> **Data excerpt**:

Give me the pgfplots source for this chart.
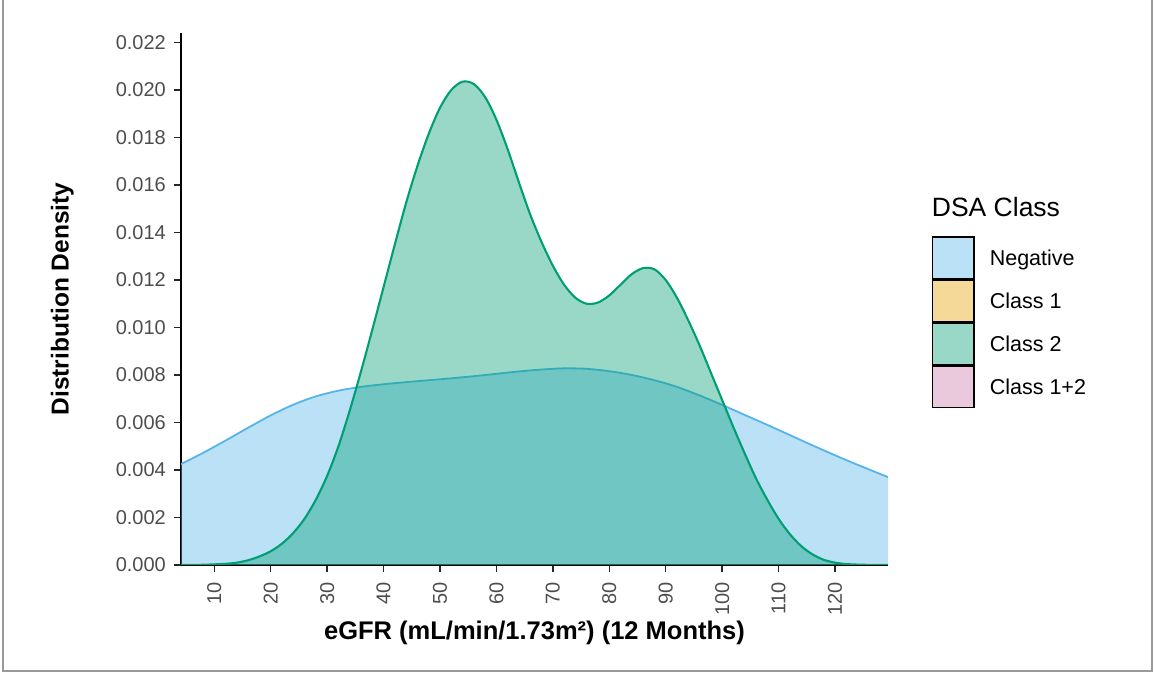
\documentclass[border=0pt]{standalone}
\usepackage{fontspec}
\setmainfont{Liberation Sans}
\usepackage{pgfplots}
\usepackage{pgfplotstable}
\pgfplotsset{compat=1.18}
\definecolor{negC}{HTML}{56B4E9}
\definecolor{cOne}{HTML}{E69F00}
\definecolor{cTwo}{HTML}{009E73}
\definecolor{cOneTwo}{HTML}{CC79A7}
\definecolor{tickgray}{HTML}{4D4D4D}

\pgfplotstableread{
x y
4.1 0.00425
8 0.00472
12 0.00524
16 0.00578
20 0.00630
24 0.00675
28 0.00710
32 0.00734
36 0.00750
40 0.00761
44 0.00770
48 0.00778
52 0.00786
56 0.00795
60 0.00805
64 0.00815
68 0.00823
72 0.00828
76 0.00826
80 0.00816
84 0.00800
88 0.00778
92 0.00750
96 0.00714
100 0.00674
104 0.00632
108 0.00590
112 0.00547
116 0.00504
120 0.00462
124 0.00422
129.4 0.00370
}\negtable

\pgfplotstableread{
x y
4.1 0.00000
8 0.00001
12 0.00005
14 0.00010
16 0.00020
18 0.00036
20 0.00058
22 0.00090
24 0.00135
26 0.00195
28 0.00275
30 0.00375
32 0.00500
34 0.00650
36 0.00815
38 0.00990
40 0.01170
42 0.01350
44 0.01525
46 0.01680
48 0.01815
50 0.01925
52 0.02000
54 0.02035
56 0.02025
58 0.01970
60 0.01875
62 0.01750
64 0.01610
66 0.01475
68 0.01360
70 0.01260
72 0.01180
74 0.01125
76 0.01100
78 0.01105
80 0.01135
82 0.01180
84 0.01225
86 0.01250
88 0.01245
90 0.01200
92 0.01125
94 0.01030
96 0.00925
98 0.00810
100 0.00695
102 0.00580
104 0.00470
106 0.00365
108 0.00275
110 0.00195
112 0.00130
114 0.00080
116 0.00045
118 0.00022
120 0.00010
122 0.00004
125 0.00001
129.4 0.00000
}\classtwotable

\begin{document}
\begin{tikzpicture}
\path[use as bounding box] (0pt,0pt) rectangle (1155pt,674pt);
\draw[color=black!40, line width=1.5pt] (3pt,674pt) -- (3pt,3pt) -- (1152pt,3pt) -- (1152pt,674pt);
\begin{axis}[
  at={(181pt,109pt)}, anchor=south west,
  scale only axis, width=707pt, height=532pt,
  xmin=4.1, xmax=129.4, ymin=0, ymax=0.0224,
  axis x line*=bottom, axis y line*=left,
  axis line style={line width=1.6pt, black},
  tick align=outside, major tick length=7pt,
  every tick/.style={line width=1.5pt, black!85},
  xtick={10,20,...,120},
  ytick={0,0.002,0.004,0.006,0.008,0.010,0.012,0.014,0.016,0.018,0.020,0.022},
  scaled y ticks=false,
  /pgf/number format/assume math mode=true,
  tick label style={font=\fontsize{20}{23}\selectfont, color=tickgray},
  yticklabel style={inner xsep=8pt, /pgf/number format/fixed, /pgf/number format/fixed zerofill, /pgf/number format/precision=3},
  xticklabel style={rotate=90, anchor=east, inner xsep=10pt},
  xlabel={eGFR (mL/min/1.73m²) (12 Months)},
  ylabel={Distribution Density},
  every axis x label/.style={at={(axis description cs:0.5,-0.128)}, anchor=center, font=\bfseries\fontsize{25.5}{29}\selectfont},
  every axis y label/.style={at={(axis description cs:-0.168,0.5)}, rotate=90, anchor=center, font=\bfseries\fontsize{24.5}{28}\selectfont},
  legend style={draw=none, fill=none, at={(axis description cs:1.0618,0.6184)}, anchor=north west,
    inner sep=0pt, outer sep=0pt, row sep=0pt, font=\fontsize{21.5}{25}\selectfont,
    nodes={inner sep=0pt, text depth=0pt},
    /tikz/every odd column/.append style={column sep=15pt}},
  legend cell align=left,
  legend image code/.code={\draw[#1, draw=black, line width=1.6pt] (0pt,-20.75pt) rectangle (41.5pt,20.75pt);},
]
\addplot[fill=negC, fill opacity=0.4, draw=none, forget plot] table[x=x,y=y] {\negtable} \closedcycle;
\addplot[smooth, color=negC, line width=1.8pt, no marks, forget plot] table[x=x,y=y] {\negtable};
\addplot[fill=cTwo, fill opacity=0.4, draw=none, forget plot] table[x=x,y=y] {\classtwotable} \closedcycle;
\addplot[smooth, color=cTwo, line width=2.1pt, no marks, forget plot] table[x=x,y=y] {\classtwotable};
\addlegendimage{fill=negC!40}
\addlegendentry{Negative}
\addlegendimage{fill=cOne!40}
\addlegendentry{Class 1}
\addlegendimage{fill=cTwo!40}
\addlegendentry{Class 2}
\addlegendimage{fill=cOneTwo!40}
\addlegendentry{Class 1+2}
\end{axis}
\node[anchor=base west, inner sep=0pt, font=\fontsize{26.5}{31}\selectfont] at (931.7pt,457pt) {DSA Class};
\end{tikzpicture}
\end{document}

> **Task objective**: Restate the whole listing above exactly, please, omitting every image.

> **Answer to this exercise**:
Give me the pgfplots source for this chart.
\documentclass[border=0pt]{standalone}
\usepackage{fontspec}
\setmainfont{Liberation Sans}
\usepackage{pgfplots}
\usepackage{pgfplotstable}
\pgfplotsset{compat=1.18}
\definecolor{negC}{HTML}{56B4E9}
\definecolor{cOne}{HTML}{E69F00}
\definecolor{cTwo}{HTML}{009E73}
\definecolor{cOneTwo}{HTML}{CC79A7}
\definecolor{tickgray}{HTML}{4D4D4D}

\pgfplotstableread{
x y
4.1 0.00425
8 0.00472
12 0.00524
16 0.00578
20 0.00630
24 0.00675
28 0.00710
32 0.00734
36 0.00750
40 0.00761
44 0.00770
48 0.00778
52 0.00786
56 0.00795
60 0.00805
64 0.00815
68 0.00823
72 0.00828
76 0.00826
80 0.00816
84 0.00800
88 0.00778
92 0.00750
96 0.00714
100 0.00674
104 0.00632
108 0.00590
112 0.00547
116 0.00504
120 0.00462
124 0.00422
129.4 0.00370
}\negtable

\pgfplotstableread{
x y
4.1 0.00000
8 0.00001
12 0.00005
14 0.00010
16 0.00020
18 0.00036
20 0.00058
22 0.00090
24 0.00135
26 0.00195
28 0.00275
30 0.00375
32 0.00500
34 0.00650
36 0.00815
38 0.00990
40 0.01170
42 0.01350
44 0.01525
46 0.01680
48 0.01815
50 0.01925
52 0.02000
54 0.02035
56 0.02025
58 0.01970
60 0.01875
62 0.01750
64 0.01610
66 0.01475
68 0.01360
70 0.01260
72 0.01180
74 0.01125
76 0.01100
78 0.01105
80 0.01135
82 0.01180
84 0.01225
86 0.01250
88 0.01245
90 0.01200
92 0.01125
94 0.01030
96 0.00925
98 0.00810
100 0.00695
102 0.00580
104 0.00470
106 0.00365
108 0.00275
110 0.00195
112 0.00130
114 0.00080
116 0.00045
118 0.00022
120 0.00010
122 0.00004
125 0.00001
129.4 0.00000
}\classtwotable

\begin{document}
\begin{tikzpicture}
\path[use as bounding box] (0pt,0pt) rectangle (1155pt,674pt);
\draw[color=black!40, line width=1.5pt] (3pt,674pt) -- (3pt,3pt) -- (1152pt,3pt) -- (1152pt,674pt);
\begin{axis}[
  at={(181pt,109pt)}, anchor=south west,
  scale only axis, width=707pt, height=532pt,
  xmin=4.1, xmax=129.4, ymin=0, ymax=0.0224,
  axis x line*=bottom, axis y line*=left,
  axis line style={line width=1.6pt, black},
  tick align=outside, major tick length=7pt,
  every tick/.style={line width=1.5pt, black!85},
  xtick={10,20,...,120},
  ytick={0,0.002,0.004,0.006,0.008,0.010,0.012,0.014,0.016,0.018,0.020,0.022},
  scaled y ticks=false,
  /pgf/number format/assume math mode=true,
  tick label style={font=\fontsize{20}{23}\selectfont, color=tickgray},
  yticklabel style={inner xsep=8pt, /pgf/number format/fixed, /pgf/number format/fixed zerofill, /pgf/number format/precision=3},
  xticklabel style={rotate=90, anchor=east, inner xsep=10pt},
  xlabel={eGFR (mL/min/1.73m²) (12 Months)},
  ylabel={Distribution Density},
  every axis x label/.style={at={(axis description cs:0.5,-0.128)}, anchor=center, font=\bfseries\fontsize{25.5}{29}\selectfont},
  every axis y label/.style={at={(axis description cs:-0.168,0.5)}, rotate=90, anchor=center, font=\bfseries\fontsize{24.5}{28}\selectfont},
  legend style={draw=none, fill=none, at={(axis description cs:1.0618,0.6184)}, anchor=north west,
    inner sep=0pt, outer sep=0pt, row sep=0pt, font=\fontsize{21.5}{25}\selectfont,
    nodes={inner sep=0pt, text depth=0pt},
    /tikz/every odd column/.append style={column sep=15pt}},
  legend cell align=left,
  legend image code/.code={\draw[#1, draw=black, line width=1.6pt] (0pt,-20.75pt) rectangle (41.5pt,20.75pt);},
]
\addplot[fill=negC, fill opacity=0.4, draw=none, forget plot] table[x=x,y=y] {\negtable} \closedcycle;
\addplot[smooth, color=negC, line width=1.8pt, no marks, forget plot] table[x=x,y=y] {\negtable};
\addplot[fill=cTwo, fill opacity=0.4, draw=none, forget plot] table[x=x,y=y] {\classtwotable} \closedcycle;
\addplot[smooth, color=cTwo, line width=2.1pt, no marks, forget plot] table[x=x,y=y] {\classtwotable};
\addlegendimage{fill=negC!40}
\addlegendentry{Negative}
\addlegendimage{fill=cOne!40}
\addlegendentry{Class 1}
\addlegendimage{fill=cTwo!40}
\addlegendentry{Class 2}
\addlegendimage{fill=cOneTwo!40}
\addlegendentry{Class 1+2}
\end{axis}
\node[anchor=base west, inner sep=0pt, font=\fontsize{26.5}{31}\selectfont] at (931.7pt,457pt) {DSA Class};
\end{tikzpicture}
\end{document}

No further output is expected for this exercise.